What to work on: Write every line out verbatim and omit the pictures.

Available data:
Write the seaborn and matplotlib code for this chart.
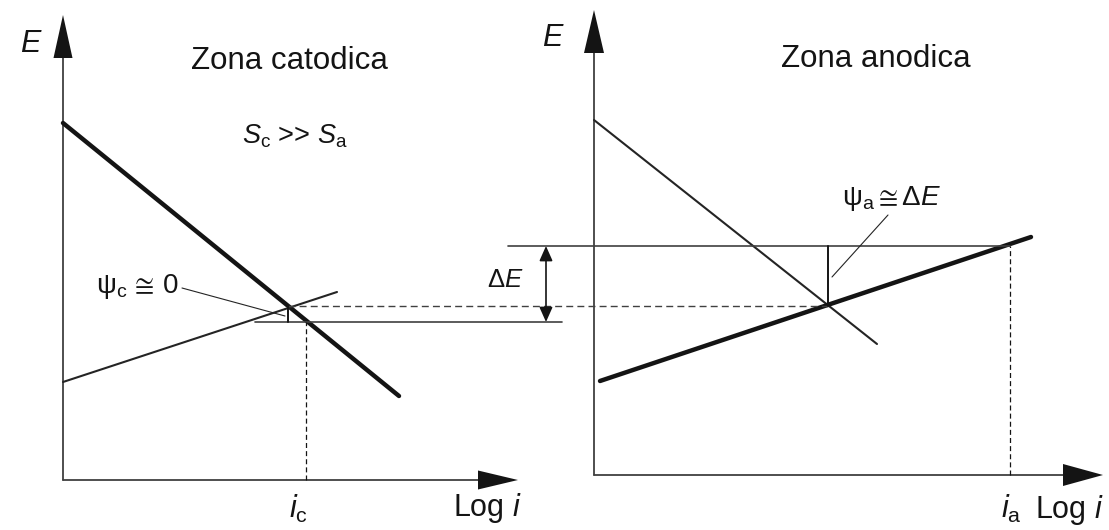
import matplotlib
matplotlib.use("Agg")
import matplotlib.pyplot as plt
import numpy as np
import pandas as pd
import seaborn as sns

# ---------------------------------------------------------------
# Evans diagram: cathodic zone (left) and anodic zone (right),
# Sc >> Sa. Both panels share one potential / log-current frame.
# ---------------------------------------------------------------

# Left panel (cathodic zone): axes and polarisation lines
cat_axis_x = [63, 518]            # Log i axis extent
cat_axis_y = [50, 515]            # E axis extent
cat_axis_origin = [63, 50]
cat_cathodic_logi = [63, 399]     # thick cathodic line
cat_cathodic_E = [407, 134]
cat_anodic_logi = [63, 337]       # thin anodic line
cat_anodic_E = [148, 238]

# Right panel (anodic zone): axes and polarisation lines
an_axis_x = [594, 1103]
an_axis_y = [55, 520]
an_axis_origin = [594, 55]
an_cathodic_logi = [594, 877]     # thin cathodic line
an_cathodic_E = [410, 186]
an_anodic_logi = [600, 1031]      # thick anodic line
an_anodic_E = [149, 293]

# Potential levels and currents shared by both panels
E_mixed = 224                     # dashed level through both intersections
E_low = 208                       # potential of the cathodic zone
E_high = 284                      # potential of the anodic zone
logi_cross_c = 288                # intersection in the cathodic zone
logi_cross_a = 828                # intersection in the anodic zone
logi_ic = 306                     # i_c
logi_ia = 1010                    # i_a
logi_low_start, logi_low_end = 255, 562
logi_high_start = 508
logi_dE = 546                     # position of the ΔE arrow

# Leader lines of the two labels
psi_c_leader_logi = [182, 285]
psi_c_leader_E = [242, 214]
psi_a_leader_logi = [888, 832]
psi_a_leader_E = [315, 253]

# Text labels
label_E = r"$E$"
label_logi = r"Log $i$"
label_zone_c = "Zona catodica"
label_zone_a = "Zona anodica"
label_ratio = r"$S_\mathrm{c}$ >> $S_\mathrm{a}$"
label_psi_c = r"$\mathrm{\psi_c}\,\cong\,0$"
label_psi_a = r"$\mathrm{\psi_a} \cong \Delta E$"
label_dE = r"$\Delta E$"
label_ic = r"$i_\mathrm{c}$"
label_ia = r"$i_\mathrm{a}$"

# ---------------------------------------------------------------
sns.set_theme(style="white")
plt.rcParams["font.family"] = ["Liberation Sans", "DejaVu Sans"]
plt.rcParams["mathtext.fontset"] = "custom"
plt.rcParams["mathtext.rm"] = "Liberation Sans"
plt.rcParams["mathtext.it"] = "Liberation Sans:italic"
plt.rcParams["mathtext.fallback"] = "stixsans"

INK = "#141414"
THIN = "#242424"
GREY = "#404040"

fig = plt.figure(figsize=(11.09, 5.30), dpi=100, facecolor="white")
ax = fig.add_axes([0, 0, 1, 1])
ax.set_xlim(0, 1109)
ax.set_ylim(0, 530)
ax.axis("off")


def seg(x, y, color=THIN, lw=1.3, ls="-"):
    df = pd.DataFrame({"logi": x, "E": y})
    sns.lineplot(data=df, x="logi", y="E", ax=ax, color=color, linewidth=lw,
                 linestyle=ls, sort=False, estimator=None, legend=False)


def head(tip_x, tip_y, direction, length, width):
    if direction == "up":
        xs = [tip_x - width / 2, tip_x, tip_x + width / 2]
        ys = [tip_y - length, tip_y, tip_y - length]
    else:
        xs = [tip_x - length, tip_x, tip_x - length]
        ys = [tip_y + width / 2, tip_y, tip_y - width / 2]
    ax.fill(xs, ys, color=INK, lw=0, zorder=5)


def draw_axes(origin, ax_x, ax_y, wy, wx):
    seg([origin[0], origin[0]], [origin[1], ax_y[1] - 30], color=GREY, lw=1.3)
    seg([origin[0], ax_x[1] - 30], [origin[1], origin[1]], color=GREY, lw=1.3)
    head(origin[0], ax_y[1], "up", 43, wy)
    head(ax_x[1], origin[1], "right", 40, wx)


draw_axes(cat_axis_origin, cat_axis_x, cat_axis_y, 19, 19)
draw_axes(an_axis_origin, an_axis_x, an_axis_y, 20, 22)

# polarisation lines
seg(cat_cathodic_logi, cat_cathodic_E, color=INK, lw=3.2)
seg(cat_anodic_logi, cat_anodic_E, color=THIN, lw=1.5)
seg(an_cathodic_logi, an_cathodic_E, color=THIN, lw=1.5)
seg(an_anodic_logi, an_anodic_E, color=INK, lw=3.2)

# potential levels
seg([logi_low_start, logi_low_end], [E_low, E_low], color=GREY, lw=1.2)
seg([logi_high_start, logi_ia], [E_high, E_high], color=GREY, lw=1.2)
seg([logi_cross_c, logi_cross_a], [E_mixed, E_mixed], color=GREY, lw=1.0,
    ls=(0, (5, 3)))
seg([logi_cross_c, logi_cross_c], [E_low, E_mixed], color=INK, lw=1.4)
seg([logi_cross_a, logi_cross_a], [E_mixed, E_high], color=INK, lw=1.4)

# currents
seg([logi_ic, logi_ic], [cat_axis_origin[1], E_low], color=INK, lw=0.9,
    ls=(0, (4, 2.5)))
seg([logi_ia, logi_ia], [an_axis_origin[1], E_high], color=INK, lw=0.9,
    ls=(0, (4, 2.5)))

# ΔE double arrow
ax.annotate("", xy=(logi_dE, E_low), xytext=(logi_dE, E_high),
            arrowprops=dict(arrowstyle="<|-|>,head_length=0.45,head_width=0.2",
                            mutation_scale=20, color=INK, lw=1.2,
                            shrinkA=0, shrinkB=0))

# leader lines
seg(psi_c_leader_logi, psi_c_leader_E, color=THIN, lw=0.8)
seg(psi_a_leader_logi, psi_a_leader_E, color=THIN, lw=0.8)

# labels
ax.text(20, 478, label_E, fontsize=22, color=INK, ha="left", va="baseline")
ax.text(542, 484, label_E, fontsize=22, color=INK, ha="left", va="baseline")
ax.text(289, 461, label_zone_c, fontsize=22.5, color=INK, ha="center", va="baseline")
ax.text(876, 463, label_zone_a, fontsize=22.5, color=INK, ha="center", va="baseline")
ax.text(295, 387, label_ratio, fontsize=19.5, color=INK, ha="center", va="baseline")
ax.text(96, 237, label_psi_c, fontsize=20, color=INK, ha="left", va="baseline")
ax.text(842, 325, label_psi_a, fontsize=20, color=INK, ha="left", va="baseline")
ax.text(487, 243, label_dE, fontsize=18.5, color=INK, ha="left", va="baseline")
ax.text(289, 12, label_ic, fontsize=22, color=INK, ha="left", va="baseline")
ax.text(453, 14, label_logi, fontsize=22, color=INK, ha="left", va="baseline")
ax.text(1001, 12, label_ia, fontsize=22, color=INK, ha="left", va="baseline")
ax.text(1035, 12, label_logi, fontsize=22, color=INK, ha="left", va="baseline")

fig.savefig("out.png", dpi=100, facecolor="white")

Correct result:
Write the seaborn and matplotlib code for this chart.
import matplotlib
matplotlib.use("Agg")
import matplotlib.pyplot as plt
import numpy as np
import pandas as pd
import seaborn as sns

# ---------------------------------------------------------------
# Evans diagram: cathodic zone (left) and anodic zone (right),
# Sc >> Sa. Both panels share one potential / log-current frame.
# ---------------------------------------------------------------

# Left panel (cathodic zone): axes and polarisation lines
cat_axis_x = [63, 518]            # Log i axis extent
cat_axis_y = [50, 515]            # E axis extent
cat_axis_origin = [63, 50]
cat_cathodic_logi = [63, 399]     # thick cathodic line
cat_cathodic_E = [407, 134]
cat_anodic_logi = [63, 337]       # thin anodic line
cat_anodic_E = [148, 238]

# Right panel (anodic zone): axes and polarisation lines
an_axis_x = [594, 1103]
an_axis_y = [55, 520]
an_axis_origin = [594, 55]
an_cathodic_logi = [594, 877]     # thin cathodic line
an_cathodic_E = [410, 186]
an_anodic_logi = [600, 1031]      # thick anodic line
an_anodic_E = [149, 293]

# Potential levels and currents shared by both panels
E_mixed = 224                     # dashed level through both intersections
E_low = 208                       # potential of the cathodic zone
E_high = 284                      # potential of the anodic zone
logi_cross_c = 288                # intersection in the cathodic zone
logi_cross_a = 828                # intersection in the anodic zone
logi_ic = 306                     # i_c
logi_ia = 1010                    # i_a
logi_low_start, logi_low_end = 255, 562
logi_high_start = 508
logi_dE = 546                     # position of the ΔE arrow

# Leader lines of the two labels
psi_c_leader_logi = [182, 285]
psi_c_leader_E = [242, 214]
psi_a_leader_logi = [888, 832]
psi_a_leader_E = [315, 253]

# Text labels
label_E = r"$E$"
label_logi = r"Log $i$"
label_zone_c = "Zona catodica"
label_zone_a = "Zona anodica"
label_ratio = r"$S_\mathrm{c}$ >> $S_\mathrm{a}$"
label_psi_c = r"$\mathrm{\psi_c}\,\cong\,0$"
label_psi_a = r"$\mathrm{\psi_a} \cong \Delta E$"
label_dE = r"$\Delta E$"
label_ic = r"$i_\mathrm{c}$"
label_ia = r"$i_\mathrm{a}$"

# ---------------------------------------------------------------
sns.set_theme(style="white")
plt.rcParams["font.family"] = ["Liberation Sans", "DejaVu Sans"]
plt.rcParams["mathtext.fontset"] = "custom"
plt.rcParams["mathtext.rm"] = "Liberation Sans"
plt.rcParams["mathtext.it"] = "Liberation Sans:italic"
plt.rcParams["mathtext.fallback"] = "stixsans"

INK = "#141414"
THIN = "#242424"
GREY = "#404040"

fig = plt.figure(figsize=(11.09, 5.30), dpi=100, facecolor="white")
ax = fig.add_axes([0, 0, 1, 1])
ax.set_xlim(0, 1109)
ax.set_ylim(0, 530)
ax.axis("off")


def seg(x, y, color=THIN, lw=1.3, ls="-"):
    df = pd.DataFrame({"logi": x, "E": y})
    sns.lineplot(data=df, x="logi", y="E", ax=ax, color=color, linewidth=lw,
                 linestyle=ls, sort=False, estimator=None, legend=False)


def head(tip_x, tip_y, direction, length, width):
    if direction == "up":
        xs = [tip_x - width / 2, tip_x, tip_x + width / 2]
        ys = [tip_y - length, tip_y, tip_y - length]
    else:
        xs = [tip_x - length, tip_x, tip_x - length]
        ys = [tip_y + width / 2, tip_y, tip_y - width / 2]
    ax.fill(xs, ys, color=INK, lw=0, zorder=5)


def draw_axes(origin, ax_x, ax_y, wy, wx):
    seg([origin[0], origin[0]], [origin[1], ax_y[1] - 30], color=GREY, lw=1.3)
    seg([origin[0], ax_x[1] - 30], [origin[1], origin[1]], color=GREY, lw=1.3)
    head(origin[0], ax_y[1], "up", 43, wy)
    head(ax_x[1], origin[1], "right", 40, wx)


draw_axes(cat_axis_origin, cat_axis_x, cat_axis_y, 19, 19)
draw_axes(an_axis_origin, an_axis_x, an_axis_y, 20, 22)

# polarisation lines
seg(cat_cathodic_logi, cat_cathodic_E, color=INK, lw=3.2)
seg(cat_anodic_logi, cat_anodic_E, color=THIN, lw=1.5)
seg(an_cathodic_logi, an_cathodic_E, color=THIN, lw=1.5)
seg(an_anodic_logi, an_anodic_E, color=INK, lw=3.2)

# potential levels
seg([logi_low_start, logi_low_end], [E_low, E_low], color=GREY, lw=1.2)
seg([logi_high_start, logi_ia], [E_high, E_high], color=GREY, lw=1.2)
seg([logi_cross_c, logi_cross_a], [E_mixed, E_mixed], color=GREY, lw=1.0,
    ls=(0, (5, 3)))
seg([logi_cross_c, logi_cross_c], [E_low, E_mixed], color=INK, lw=1.4)
seg([logi_cross_a, logi_cross_a], [E_mixed, E_high], color=INK, lw=1.4)

# currents
seg([logi_ic, logi_ic], [cat_axis_origin[1], E_low], color=INK, lw=0.9,
    ls=(0, (4, 2.5)))
seg([logi_ia, logi_ia], [an_axis_origin[1], E_high], color=INK, lw=0.9,
    ls=(0, (4, 2.5)))

# ΔE double arrow
ax.annotate("", xy=(logi_dE, E_low), xytext=(logi_dE, E_high),
            arrowprops=dict(arrowstyle="<|-|>,head_length=0.45,head_width=0.2",
                            mutation_scale=20, color=INK, lw=1.2,
                            shrinkA=0, shrinkB=0))

# leader lines
seg(psi_c_leader_logi, psi_c_leader_E, color=THIN, lw=0.8)
seg(psi_a_leader_logi, psi_a_leader_E, color=THIN, lw=0.8)

# labels
ax.text(20, 478, label_E, fontsize=22, color=INK, ha="left", va="baseline")
ax.text(542, 484, label_E, fontsize=22, color=INK, ha="left", va="baseline")
ax.text(289, 461, label_zone_c, fontsize=22.5, color=INK, ha="center", va="baseline")
ax.text(876, 463, label_zone_a, fontsize=22.5, color=INK, ha="center", va="baseline")
ax.text(295, 387, label_ratio, fontsize=19.5, color=INK, ha="center", va="baseline")
ax.text(96, 237, label_psi_c, fontsize=20, color=INK, ha="left", va="baseline")
ax.text(842, 325, label_psi_a, fontsize=20, color=INK, ha="left", va="baseline")
ax.text(487, 243, label_dE, fontsize=18.5, color=INK, ha="left", va="baseline")
ax.text(289, 12, label_ic, fontsize=22, color=INK, ha="left", va="baseline")
ax.text(453, 14, label_logi, fontsize=22, color=INK, ha="left", va="baseline")
ax.text(1001, 12, label_ia, fontsize=22, color=INK, ha="left", va="baseline")
ax.text(1035, 12, label_logi, fontsize=22, color=INK, ha="left", va="baseline")

fig.savefig("out.png", dpi=100, facecolor="white")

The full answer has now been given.